Pegida-Anhänger dürfen demonstrieren und auch in Österreich als "patriotische Europäer gegen die Islamisierung des Abendlandes" auftreten. Das ist ihr gutes Recht, abgesichert durch Artikel 12 im Staatsgrundgesetz. Darin heißt es: "Die österreichischen Staatsbürger haben das Recht, sich zu versammeln und Vereine zu bilden." Dieses Recht gilt seit 1867, darf aber nicht missbraucht werden. Der Rechtsstaat zieht klare Grenzen: Das Zeigen eines Hitlergrußes gehört ebenso wenig dazu wie Aufrufe zu Gewalt. Die Sicherheitsbehörden müssen in solchen Fällen handeln und einschreiten.

Dass Beamte das nicht immer getan haben, war auf Fotos zu sehen, die während der Pegida-Demonstration vergangenen Montag in Wien gemacht wurden. Rechtsextremisten zeigten den Hitlergruß, daneben stehende Polizisten schritten nicht ein. Am Freitag richtete nun die Landespolizeidirektion Wien einen Aufruf an Medien, unverpixeltes Bild- und Videomaterial von der Kundgebung zur Verfügung zu stellen, um diese Personen ausforschen zu können. Das ist dringend geboten. Aufgeklärt werden muss aber auch, warum Polizisten nicht eingeschritten sind und ob gegen diese Beamten auch vorgegangen wird.

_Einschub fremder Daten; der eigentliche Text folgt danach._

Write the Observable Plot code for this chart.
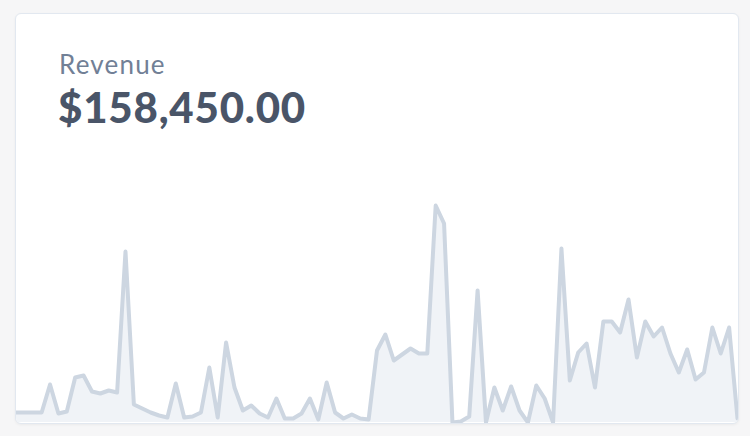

In diesem Fall bittet die Polizei sogar um Mithilfe und die Abgabe von Bildmaterial, in einem anderen Fall wollten Beamte keine Aufnahmen. Nach der Pegida-Kundgebung nahm ein Beamter einem Passanten das Handy ab, weil dieser gefilmt hatte, wie ein Mann von einem Polizisten auf dem Boden ziemlich brutal fixiert wurde. Dafür gibt es keine Rechtsgrundlagen. Das Vorgehen der Sicherheitskräfte muss aufgeklärt werden.

Der Rechtsstaat sieht aber auch vor, dass Behörden Demonstrationen im Einzelfall untersagen können - unter strengen Voraussetzungen: wenn sie die öffentliche Sicherheit oder das öffentliche Wohl gefährden oder den Strafgesetzen zuwiderlaufen. Es gibt viele Gründe, gegen das inzwischen "Akademikerball" genannte Treffen von Rechtsgerichteten zu sein, das noch dazu an einem symbolischen Ort, der Hofburg, stattfindet - wo auch der Bundespräsident seinen Amtssitz hat.

Kritik ist das eine, Gewalt etwas anderes. Da sich Organisatoren nicht klar von Gewalt distanzierten, wurden zwei Veranstaltungen untersagt. Die Begründung lieferte der grüne Sicherheitssprecher Peter Pilz, der sich an die NoWKR-Demonstranten wandte: "Ihr wollt ein paar Stunden Stadtkrieg spielen und euch wichtig machen. Dass ihr damit nur die FPÖ wichtig macht, ist euch egal ... Letzten Endes tragt ihr die Verantwortung, auch für den künftigen Umgang mit eurem wertvollsten Spielzeug: dem Demonstrationsrecht." Pilz zog hier eine klare Linie.

Wenn nun die Kronen Zeitung fordert: "Demo-Wahnsinn endlich stoppen! Kostet Millionen, Bürger werden terrorisiert", ist Vorsicht geboten. Denn wenn sich das noch immer größte Boulevardblatt etwas auf die Fahnen heftet und so etwas auf der Titelseite druckt, dann kann das zu Übersprungshandlungen in der Politik führen. Was kommt dann? Die Abschaffung der Demokratie?

Auf die Idee könnte man kommen, wenn man den Vorschlag einer Wiener Bezirksvorsteherin ernst nähme, die den Einsatz des Bundesheeres gegen Demonstranten fordert. Das zeugt von wenig Vertrauen in eine Demokratie, die die Artikulation von Protest - egal auf welcher Seite - aushalten muss.